While I do portray quite a few from the lowest caste or untouchables ( for example the cremation workers ), I would hesitate to call their lot “servile”. India is a culture apart, the injustices are horrendous by our standards, but the Indians have ways to overcome them. One of them is the so-called yoga of work, or karma-yoga. According to its proponent, Vivekananda, who was a precursor of Gandhi, by the way, a person can achieve liberation not just through meditation and religious practices. Work and taking care of one’s business is another way, it would be via activa as opposed to via negativa of contemplation of the sadhu (holy man). The work could be of the “lowest” kind, gathering dung, let’s say, or being the ruler of a nation, it does not matter. Your chances of liberation are exactly the same. So I was investigating this, and in fact found many who have achieved some measure of grace.

Mike: I hear you about the complexities. The local frames and reframings. But when I was watching the lady handling that shit I wondered: would I let her put those fingers in my mouth? Could I go to sleep with her, fall in love with her, wake up beside her knowing that this smell would accompany her, accompany us, everywhere? And what about her kids, what might their lives be like? What prospects could be available for those whose mother not only has to work with her whole body all day but who would carry that smell to school when she picks them up, waiting with the other parents? What would that feel like?

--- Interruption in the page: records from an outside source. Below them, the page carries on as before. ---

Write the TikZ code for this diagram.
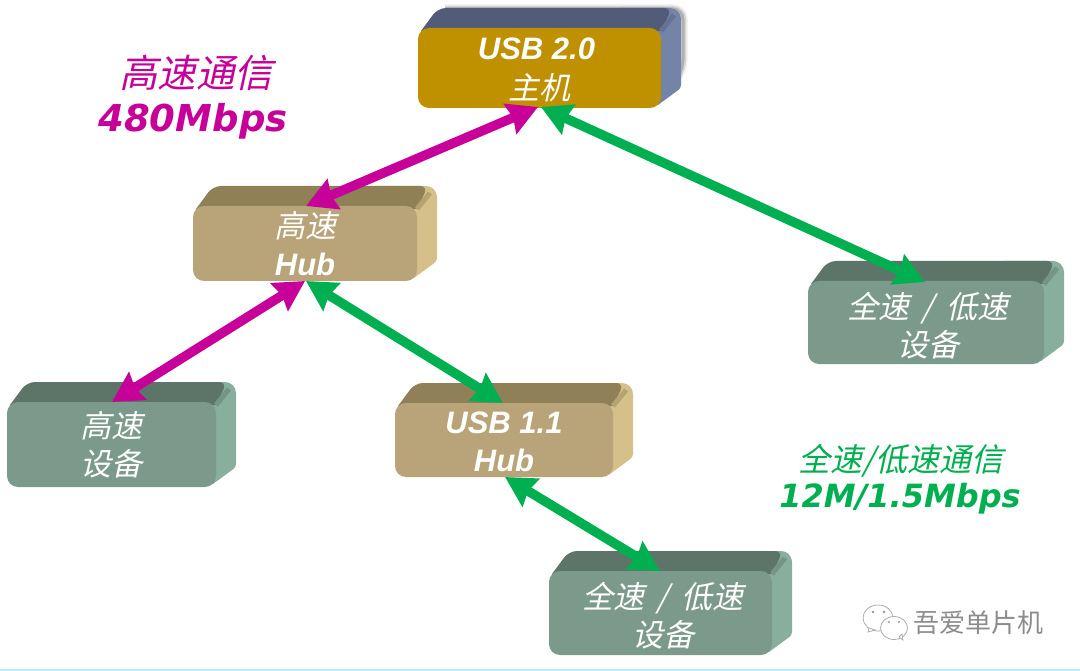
\documentclass[tikz,border=0pt]{standalone}
\usepackage{fontspec}
\usetikzlibrary{arrows.meta}
\newfontfamily\cjkit[FakeSlant=0.22]{Noto Sans CJK SC}
\newfontfamily\cjkup{Noto Sans CJK SC}
\newfontfamily\latbi{Liberation Sans}[BoldItalicFont=* Bold Italic]
\newfontfamily\vbi{DejaVu Sans}
\definecolor{hostF}{HTML}{BF9000}\definecolor{hostT}{HTML}{525C78}\definecolor{hostS}{HTML}{7484A8}
\definecolor{hubF}{HTML}{B8A478}\definecolor{hubT}{HTML}{8F8058}\definecolor{hubS}{HTML}{D4C088}
\definecolor{devF}{HTML}{7C9A8C}\definecolor{devT}{HTML}{5C7568}\definecolor{devS}{HTML}{88AE9E}
\definecolor{hsM}{HTML}{C8009A}\definecolor{fsG}{HTML}{00B050}
\newcommand{\cn}[1]{{\cjkit #1}}
\newcommand{\en}[1]{{\latbi\bfseries\itshape #1}}
% name, x0, y0, x1, y1, front, top, side, text
\newcommand{\slab}[9]{%
  \pgfmathsetmacro{\xa}{#2}\pgfmathsetmacro{\ya}{#3}\pgfmathsetmacro{\xb}{#4}\pgfmathsetmacro{\yb}{#5}%
  \pgfmathsetmacro{\xc}{\xa+20}\pgfmathsetmacro{\yc}{\ya-20}\pgfmathsetmacro{\xd}{\xb+20}\pgfmathsetmacro{\yd}{\yb-20}%
  \pgfmathsetmacro{\xe}{\xa+3}\pgfmathsetmacro{\ye}{\ya+3}\pgfmathsetmacro{\xi}{\xb-3}\pgfmathsetmacro{\yi}{\yb-3}%
  \pgfmathsetmacro{\xg}{\xd-9}\pgfmathsetmacro{\xk}{\xb-40}\pgfmathsetmacro{\xl}{\xd-7}\pgfmathsetmacro{\yl}{\yc+7}\pgfmathsetmacro{\yh}{\ya+3}%
  \pgfmathsetmacro{\xj}{\xb-12}\pgfmathsetmacro{\yj}{\ya+12}%
  \pgfmathsetmacro{\xm}{(\xa+\xb)/2}\pgfmathsetmacro{\ym}{(\ya+\yb)/2}%
  \pgfmathsetmacro{\w}{\xb-\xa}\pgfmathsetmacro{\h}{\yb-\ya}%
  \fill[#8] (\xj,\yj) -- (\xj,\ya) -- (\xk,\yc) [rounded corners=11pt] -- (\xd,\yc) [rounded corners=3pt] -- (\xd,\yd) [sharp corners] -- (\xi,\yi) -- cycle;
  \fill[#7] (\xe,\ye) [rounded corners=8pt] -- (\xc,\yc) -- (\xg,\yc) [sharp corners] -- (\xb,\ye) -- cycle;
  \draw[#8!55!#7,line width=5pt] (\xl,\yl) -- (\xb,\yh);
  \node[front,fill=#6,minimum width=\w pt,minimum height=\h pt] (#1) at (\xm,\ym) {#9};
}
\tikzset{
  x=1pt,y=-1pt,
  front/.style={rounded corners=11pt,inner sep=0pt,text=white,align=center,font=\fontsize{31}{38}\selectfont},
  biarrow/.style={line width=9.5pt,{Stealth[length=30pt,width=32pt,inset=3pt]}-{Stealth[length=30pt,width=32pt,inset=3pt]}},
  hslink/.style={biarrow,draw=hsM},
  fslink/.style={biarrow,draw=fsG},
  bubble/.style={draw=black!32,line width=0.8pt,fill=white},
}
\begin{document}
\begin{tikzpicture}
\useasboundingbox (0,0) rectangle (1080,671);
\fill[white] (0,0) rectangle (1080,671);
\fill[cyan!25!white] (0,669) rectangle (1080,671);
% host shadow
\foreach \s/\o in {9/0.07,6/0.10,3/0.16}{
  \draw[black,opacity=\o,line width=\s pt,rounded corners=10pt]
    (445,9) -- (683,9) -- (683,70) -- (666,92);
}
\slab{host}{418}{28}{661}{108}{hostF}{hostT}{hostS}{\rule{0pt}{25pt}\en{USB 2.0}\hspace*{6pt}\\[2pt]\cn{主机}}
\slab{hsHub}{193}{206}{417}{281}{hubF}{hubT}{hubS}{\cn{高速}\\\en{Hub}}
\slab{hsDev}{7}{402}{216}{487}{devF}{devT}{devS}{\rule{0pt}{27pt}\cn{高速}\\\cn{设备}}
\slab{fsHub}{395}{403}{613}{477}{hubF}{hubT}{hubS}{\rule{0pt}{25pt}\en{USB 1.1}\\\en{Hub}}
\slab{fsDevR}{808}{281}{1044}{364}{devF}{devT}{devS}{\rule{0pt}{33pt}\hspace*{4pt}\cn{全速\hspace{0.4em}/\hspace{0.4em}低速}\\\hspace*{4pt}\cn{设备}}
\slab{fsDevB}{549}{571}{772}{655}{devF}{devT}{devS}{\rule{0pt}{31pt}\hspace*{5pt}\cn{全速\hspace{0.4em}/\hspace{0.4em}低速}\\\hspace*{5pt}\cn{设备}}
% connector ends
\coordinate (hostM) at (538,107);
\coordinate (hostG) at (541,107);
\coordinate (hsHubT) at (306,206);
\coordinate (hsHubBL) at (305,281);
\coordinate (hsHubBR) at (306,281);
\coordinate (hsDevT) at (112,402);
\coordinate (fsHubT) at (503,403);
\coordinate (fsHubB) at (505,477);
\coordinate (fsDevRT) at (925,282);
\coordinate (fsDevBT) at (660,571);
\draw[hslink] (hostM) -- (hsHubT);
\draw[hslink] (hsHubBL) -- (hsDevT);
\draw[fslink] (hostG) -- (fsDevRT);
\draw[fslink] (hsHubBR) -- (fsHubT);
\draw[fslink] (fsHubB) -- (fsDevBT);
% captions
\node[text=hsM,font=\fontsize{38.5}{40}\selectfont,inner sep=0pt] (capA) at (196,73) {\cn{高速通信}};
\node[text=hsM,font=\fontsize{37}{40}\selectfont\vbi\bfseries\itshape,inner sep=0pt] (capB) at (193,121) {480Mbps};
\node[text=fsG,font=\fontsize{32}{34}\selectfont,inner sep=0pt] (capC) at (901,461) {\cn{全速/低速通信}};
\node[text=fsG,font=\fontsize{32}{34}\selectfont\vbi\bfseries\itshape,inner sep=0pt] (capD) at (900,499) {12M/1.5Mbps};
% watermark
\path[bubble] (878,618) ellipse [x radius=15,y radius=13];
\path[bubble] (869,628) -- (868,632) -- (875,630) -- cycle;
\path[bubble] (894,628) ellipse [x radius=13.5,y radius=11.5];
\path[bubble] (899,637) -- (903,640) -- (902,634) -- cycle;
\fill[black!40] (873,612) circle (1.3) (884,612) circle (1.3) (889,622) circle (1.2) (899,622) circle (1.2);
\node[text=black!45,font=\fontsize{26}{30}\selectfont\cjkup,inner sep=0pt] (mark) at (978,623) {吾爱单片机};
\end{tikzpicture}
\end{document}
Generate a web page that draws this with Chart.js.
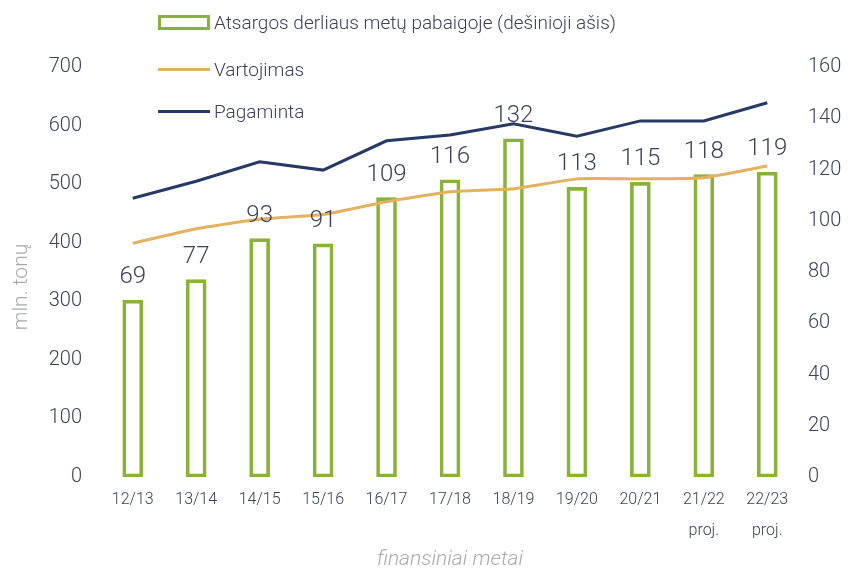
<!DOCTYPE html>
<html><head><meta charset="utf-8">
<script src="https://cdn.jsdelivr.net/npm/chart.js@4/dist/chart.umd.min.js"></script>
<style>
html,body{margin:0;padding:0;background:#fff;}
#wrap{position:relative;width:860px;height:576px;}
#legend{position:absolute;left:158px;top:0;font-family:Roboto,"Liberation Sans",Arial,sans-serif;font-weight:300;font-size:19px;color:#3d4058;}
.li{position:absolute;left:0;white-space:nowrap;display:flex;align-items:center;}
.sw{width:52px;margin-right:4px;box-sizing:border-box;}
</style></head>
<body>
<div id="wrap">
<canvas id="c" width="860" height="576"></canvas>
<div id="legend">
 <div class="li" style="top:11px"><div class="sw" style="height:15px;border:3px solid #8ab23a"></div>Atsargos derliaus metų pabaigoje (dešinioji ašis)</div>
 <div class="li" style="top:58px"><div class="sw" style="height:3px;background:#e2b25f"></div>Vartojimas</div>
 <div class="li" style="top:100px"><div class="sw" style="height:3px;background:#253a64"></div>Pagaminta</div>
</div>
</div>
<script>
const categories = [['12/13'],['13/14'],['14/15'],['15/16'],['16/17'],['17/18'],['18/19'],['19/20'],['20/21'],['21/22','proj.'],['22/23','proj.']];
const stocks = [69, 77, 93, 91, 109, 116, 132, 113, 115, 118, 119];
const consumption = [399, 424, 440, 448, 470, 487, 492, 509, 509, 511, 531];
const production = [476, 505, 538, 524, 574, 584, 603, 582, 608, 608, 639];
const leftTicks = [0,100,200,300,400,500,600,700];
const rightTicks = [0,20,40,60,80,100,120,140,160];
const yTitle = 'mln. tonų';

const FONT = 'Roboto, "Liberation Sans", Arial, sans-serif';
const TXT = '#3d4058';

const extras = {
  id:'extras',
  afterDatasetsDraw(chart){
    const meta = chart.getDatasetMeta(2);
    const ctx = chart.ctx;
    ctx.save();
    ctx.font = '300 24px ' + FONT;
    ctx.fillStyle = TXT;
    ctx.textAlign = 'center';
    ctx.textBaseline = 'bottom';
    meta.data.forEach((el,i)=>{
      ctx.fillText(String(stocks[i]), el.x, el.y - 11);
    });
    ctx.restore();
    ctx.save();
    ctx.translate(22, 287);
    ctx.rotate(-Math.PI/2);
    ctx.font = '300 21px ' + FONT;
    ctx.fillStyle = '#a8a9b3';
    ctx.textAlign = 'center';
    ctx.textBaseline = 'middle';
    ctx.fillText(yTitle, 0, 0);
    ctx.restore();
  }
};

new Chart(document.getElementById('c'), {
  data: {
    labels: categories,
    datasets: [
      {type:'line', label:'Pagaminta', data: production, yAxisID:'y', borderColor:'#253a64', borderWidth:3, pointRadius:0, tension:0, order:1},
      {type:'line', label:'Vartojimas', data: consumption, yAxisID:'y', borderColor:'#e2b25f', borderWidth:3, pointRadius:0, tension:0.15, order:2},
      {type:'bar', label:'Atsargos derliaus metų pabaigoje (dešinioji ašis)', data: stocks, yAxisID:'y1', backgroundColor:'rgba(255,255,255,0)', borderColor:'#8ab23a', borderWidth:3, barThickness:20, borderSkipped:false, order:3}
    ]
  },
  options: {
    responsive:false,
    animation:false,
    layout:{padding:{top:67,left:0,right:0,bottom:0}},
    plugins:{legend:{display:false}, tooltip:{enabled:false}},
    scales:{
      x:{
        grid:{display:false, drawTicks:false}, border:{display:false},
        ticks:{color:TXT, font:{family:FONT,size:16,weight:300, lineHeight:1.9}, padding:8, maxRotation:0, autoSkip:false},
        title:{display:true, text:'finansiniai metai', color:'#a8a9b3', font:{family:FONT,size:21,weight:300,style:'italic'}, padding:{top:10}},
        afterFit(s){ s.height = 99; }
      },
      y:{
        position:'left', min:0, max:700,
        afterBuildTicks(s){ s.ticks = leftTicks.map(v=>({value:v})); },
        grid:{display:false, drawTicks:false}, border:{display:false},
        ticks:{color:TXT, font:{family:FONT,size:20,weight:300}, padding:19},
        afterFit(s){ s.width = 101; }
      },
      y1:{
        position:'right', min:0, max:160,
        afterBuildTicks(s){ s.ticks = rightTicks.map(v=>({value:v})); },
        grid:{display:false, drawTicks:false}, border:{display:false},
        ticks:{color:TXT, font:{family:FONT,size:20,weight:300}, padding:9},
        afterFit(s){ s.width = 61; }
      }
    }
  },
  plugins:[extras]
});
</script>
</body></html>
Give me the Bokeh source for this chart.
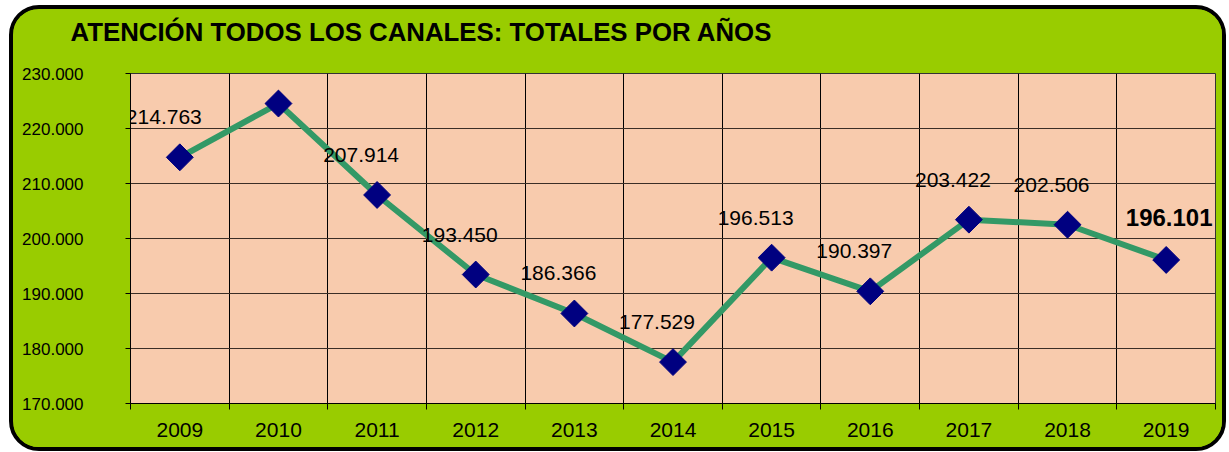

Perhaps as you say it’s all a way of carrying out a larger project of liberation. But it looks like class war, a devastating and unending cruelty. Of course I am projecting. I am watching you, again and again, push me up against my middle class limits. The invitation, I think, is to put my bodies into the bodies on display: to wash that sheet, slaughter that chicken. Who said: in the cinema we watch 15 seconds of what people do all their lives? Though I am remembering something else that Godard said about work, without remembering it. That there is a veil or curtain behind which we are not allowed, as cinema goers, to enter. It is a kind of taboo I guess. But in this movie you plunge us into this realm without reserve, and emphasize most of all the body, its intensities and flows, its repetitions and variations, perhaps also its resistances.

The teeth yes i understand that she is fighting for a better life, a better mouth. I had a friend who lost many teeth and it became difficult to “see” them, in an instant I had pushed them into a different class and I was astonished to see myself do this. As if they suddenly belonged to another group (what group then was i part of?), which was “lower.” All of a sudden there were “levels,” heights and valleys. Teeth give entry to all this, i get that. But the way the street dentist touches his charge, with this cruelty in his fingers. I can feel the patriarchy at work, and then on the other side this touching support by her comrade, perhaps a friend or family member, who literally holds her up. That’s so powerful. It also says: you can endure what cannot be endured. I will help you find the other side.